Sejak pertemuan terakhir malam itu, segala hal tentangmu masih saja hinggap di kepalaku, bayangan wajahmu selalu saja menari-nari di setiap malam-malamku, kenangan tentang kita masih saja menempel dalam benakku, seperti enggan untuk pergi. Taukah kamu? sejak malam yang ternyata menjadi pertemuan terakhir kita, aku berusaha melawan jutaan kamu yang mengepul di otakku, seperti asap rokok yang mengepul di udara. Bagiku tak ada yang menyakitkan ketika rindu hanya dapat tertahan dalam diam. Aku memintamu untuk bertemu. Mungkin untuk yang terakhir. Ada rindu yang tertahan. Ada rasa yang belum kelar. Ada tanya yang belum sempat kamu jawab. Di atas sepeda motormu kamu menungguku. Berat rasanya langkah kaki ini menghampirimu. Bagaimana tidak? Hampir setiap malam kamu menjemputku, menungguku di atas sepeda motormu sambil menghisap rokok yang baunya tak kusukai. Menyambutku dengan senyumanmu yang manis dan sapaanmu yang hangat. Tapi malam itu berbeda, ketika senyummu tak lagi semanis saat itu, ketika sapaanmu tak sehangat dulu. Tak lagi terlihat tatapan teduh rindu di matamu. Tak ada lagi uluran tanganmu ketika aku datang. Tahukah kamu bagaimana rasanya? Tentu saja kamu tidak tahu karna kamu tak berada dalam posisiku saat itu. Di atas sepeda motormu yang jok nya lebih tinggi dari yang terakhir aku duduk di sini. Aku dan kamu hanya diam seribu bahasa. Hening, ketika hanya ada dengunan motor dan mobil di sebelah kiri kanan jalan yang menyalip sepeda motormu.

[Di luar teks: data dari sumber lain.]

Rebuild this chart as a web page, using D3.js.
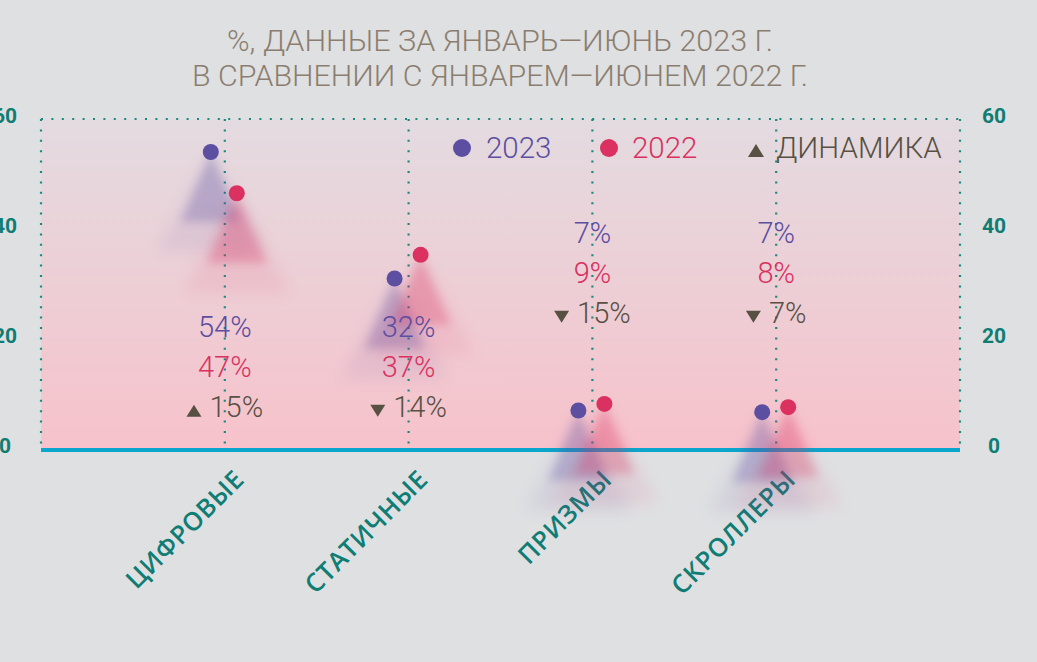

Dalam dinginnya malam dan bau tanah basah yang selalu membuatku jatuh cinta. Tapi tidak untuk saat itu, ketika dinginnya malam hanya lipatan tanganku yang sedikit menghangatkan tubuhku. Dulu biasanya kamu selalu menyuruhku memeluk tubuhmu. Tapi saat itu hanya lipatan tanganku yang merengkuh tubuhku sendiri. Di sepanjang jalan kita hanya memilih diam dan kamu hanya sibuk memperhatikan jalan. Aku hanya bisa memperhatikan wajahmu dari kaca spion. Memperhatikan sosokmu dari belakang. Terlalu banyak kenangan kali ini. Rasanya ingin pergi dan melupakan segalanya. Akhirnya, kamu membuka suara, bertanya mau kemana kita sekarang. Aku hanya jawab seperlunya, mengarahkan jalan, menunjuk ke arah warung kecil di pinggir jalan. Di tempat itu biasanya kita menikmati malam sambil makan bubur kacang hijau yang hangat. Membicarakan tentang kamu dan aku, selalu ku dengar tawa renyah dari mulutmu. Dan aku menyukai saat-saat seperti itu. Kenapa aku melihat kamu bukan lagi seperti sosok yang ku kenal dulu. Tatapan mata itu tak lagi teduh seperti dulu. Ah sudahlah aku bosan mendengar kata dulu. Tapi entah kenapa kenangan dulu selalu saja menarik untuk dibahas. Walaupun setiap aku mengingatnya ada pilu yang begitu dalam.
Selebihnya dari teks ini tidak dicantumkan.